Nessa mesma, época eu estudava Psicologia e escrevi um trabalho para o professor João Augusto Freyze Pereira (autor de “O que é loucura”, da coleção Primeiros Passos) tentando estabelecer o fenômeno da moda das literaturas noir (Dahiell Hammet e Raymond Chandler) e beat com o período contemporâneo no Brasil. Era muita ambição intelectual, mas ele gostou do tema, mesmo tendo pouco a ver com o que ele estava ministrando.
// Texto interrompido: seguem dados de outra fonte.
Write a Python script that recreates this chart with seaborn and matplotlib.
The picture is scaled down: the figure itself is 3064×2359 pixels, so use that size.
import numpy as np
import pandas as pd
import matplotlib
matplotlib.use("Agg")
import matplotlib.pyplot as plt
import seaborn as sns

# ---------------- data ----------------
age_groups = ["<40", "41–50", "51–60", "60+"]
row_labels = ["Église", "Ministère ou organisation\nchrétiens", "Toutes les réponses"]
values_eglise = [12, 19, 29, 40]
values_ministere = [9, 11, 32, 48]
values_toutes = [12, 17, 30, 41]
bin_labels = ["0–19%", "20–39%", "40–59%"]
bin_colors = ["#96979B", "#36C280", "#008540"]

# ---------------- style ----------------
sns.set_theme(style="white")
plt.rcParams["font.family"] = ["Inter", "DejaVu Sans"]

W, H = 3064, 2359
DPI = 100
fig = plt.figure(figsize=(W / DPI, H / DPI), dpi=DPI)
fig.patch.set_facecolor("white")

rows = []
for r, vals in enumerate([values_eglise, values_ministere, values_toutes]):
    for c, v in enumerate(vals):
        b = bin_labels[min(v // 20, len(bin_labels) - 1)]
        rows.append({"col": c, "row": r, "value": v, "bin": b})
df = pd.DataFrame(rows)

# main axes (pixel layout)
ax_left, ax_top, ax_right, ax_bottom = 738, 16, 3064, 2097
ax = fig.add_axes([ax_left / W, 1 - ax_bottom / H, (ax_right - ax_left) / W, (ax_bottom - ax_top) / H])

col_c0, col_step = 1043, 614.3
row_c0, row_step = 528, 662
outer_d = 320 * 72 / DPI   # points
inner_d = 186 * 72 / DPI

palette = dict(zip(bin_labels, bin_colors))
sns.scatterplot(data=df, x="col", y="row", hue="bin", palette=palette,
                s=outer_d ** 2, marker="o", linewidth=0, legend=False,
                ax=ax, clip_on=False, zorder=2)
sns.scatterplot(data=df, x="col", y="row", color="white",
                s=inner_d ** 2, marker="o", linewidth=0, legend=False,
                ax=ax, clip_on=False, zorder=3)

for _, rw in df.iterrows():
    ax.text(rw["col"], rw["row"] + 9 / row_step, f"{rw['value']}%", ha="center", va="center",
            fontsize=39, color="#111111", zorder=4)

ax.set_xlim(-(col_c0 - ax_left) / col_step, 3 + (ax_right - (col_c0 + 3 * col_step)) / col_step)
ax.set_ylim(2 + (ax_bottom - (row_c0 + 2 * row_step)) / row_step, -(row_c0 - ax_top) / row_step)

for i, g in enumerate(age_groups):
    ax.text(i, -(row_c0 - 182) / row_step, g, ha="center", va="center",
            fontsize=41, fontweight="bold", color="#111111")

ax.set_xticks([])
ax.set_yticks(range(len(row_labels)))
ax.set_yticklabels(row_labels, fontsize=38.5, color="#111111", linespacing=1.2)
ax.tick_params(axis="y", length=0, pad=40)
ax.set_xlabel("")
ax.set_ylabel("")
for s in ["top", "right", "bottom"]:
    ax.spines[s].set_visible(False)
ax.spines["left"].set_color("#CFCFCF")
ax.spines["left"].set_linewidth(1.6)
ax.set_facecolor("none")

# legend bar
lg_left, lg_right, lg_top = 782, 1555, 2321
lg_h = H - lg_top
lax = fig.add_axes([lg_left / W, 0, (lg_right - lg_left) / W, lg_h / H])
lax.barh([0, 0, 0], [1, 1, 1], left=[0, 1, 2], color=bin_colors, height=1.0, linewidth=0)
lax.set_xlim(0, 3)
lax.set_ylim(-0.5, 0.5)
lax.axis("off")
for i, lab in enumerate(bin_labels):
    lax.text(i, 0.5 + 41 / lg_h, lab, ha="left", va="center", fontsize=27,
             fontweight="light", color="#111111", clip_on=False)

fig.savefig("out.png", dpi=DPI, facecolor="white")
A coisa em comum entre os escritores noir e os beat era o fato de serem do pós-guerra – a Primeira Guerra para Hammet e a Segunda para Kerouac e companhia. E os anos 80 no Brasil? Bom, não vínhamos de um conflito global, mas de uma ditadura militar que, se não teve a dimensão das “guerras sujas” no Chile e Argentina, deixou cicatrizes profundas, que perduram até hoje. Nós que entramos na universidade no início dos anos 80, convivíamos com veteranos das passeatas de 1977, provocadas pelos assassinatos do jornalista Wladimir Herzog e do operário Manuel Fiel Filho. Esses, por sua vez, tinham como gurus e ídolos os caras que tinham ido para a luta armada, alguns mortos e desparecidos e outros exilados. Com a abertura política e posterior redemocratização, nossa geração ficou entre o engajamento político e o hedonismo do sexo, drogas e roquenrol. Daí a curiosa identificação com o frenesi sensorial dos beat e o desencanto e cinismo de Hammet com as “causas” (ainda que ele tenha se negado a dedurar seu antigos companheiros de Partido Comunista, mesmo que não acreditasse mais em Marx.). Para nós, egressos dos anos de chumbo que apenas vimos de relance, havia o peso desse passado recente, mas também a perspectiva de um porvir sem palavras de ordem, mais livre em todos os sentidos. Talvez por isso nos identificássemos com os beatniks, mesmo separados deles por quatro décadas.